A Grin at the End: Things I wish hadn’t been invented …

July, 2016 Posted in Columnists & Opinion

carl-sampsonBy Carl Sampson

As a society, we are spoiled.

We are surrounded by gadgets and gizmos that are supposed to make our lives easier and, by inference, better.

The fact of the matter is, some have done that, and others haven’t. Some examples:

We could definitely do without nuclear weapons. I grew up at the height of the Cold War, and my dad was stationed at the Air Force Strategic Air Command Base closest to Cuban when Krushchev and Kennedy were playing brinkmanship with nuclear-tipped missiles. I remember the traffic jams caused by people leaving the area because they were sure the area would be the first to get nuked.

I also realize that the use of nuclear weapons saved the lives of a million U.S. troops when they were used in Japan to end World War II.

But these are different times, and it doesn’t make me feel any more secure to know that North Korea, Pakistan, China and Russia have those things pointed at us, or anyone else. We would all be better off without them.

Another item we could do very well without is the smart phone. When the cell phone first came along, I thought it was pretty terrific. I could call my wife to tell her I was running late at work or get a hold of any of the kids at anytime and tell them they were late and better get home ASAP.

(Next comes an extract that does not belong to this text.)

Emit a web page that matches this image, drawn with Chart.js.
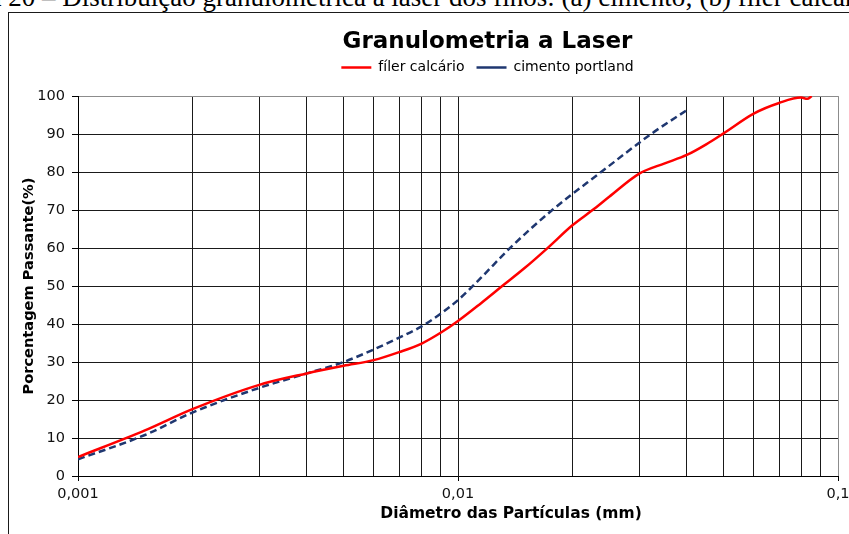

But the advent of smart phones has turned nearly everyone I know into drones. They can’t sit for more than 2 minutes without pulling out their phones and checking messages, emails and other crap that, not too long ago, could wait.

The idea that a message or email is more important than the people sitting in the same room is annoying and rude. I’ve felt like grabbing people’s smart phones and flushing them down the toilet.

We’ve had to ban them at the dinner table in our house, and I wouldn’t mind seeing them disappear altogether.

Then there’s the Internet, which is turning the U.S. and much of the rest of the world into a real-life version of the movie Idiocracy. People take anything they see on the Internet as Gospel – only it’s not. They think “chem-trails”  – also known as condensation trails caused by planes traveling through humid air – are going to poison us and a conspiracy is going to turn the nation into a wild animal park. News flash: Tom Clancy already wrote the novel.

People swallow that stuff hook, line and sinker, and you’re supposed to sit there and listen politely to how your food is poisoned or something else that some idiot cooked up.

America has always loved conspiracy theories, and the Internet is the biggest conspiracy. It’s turning people dumber by foisting that stuff on them.

We as a civilization don’t necessarily need more facts. There are plenty of those. We need more wisdom. We need people who can take the facts at hand and determine a wise course that will benefit all of us as a society.

When a gadget or gizmo comes along that can do that, I’ll be first in line to buy one.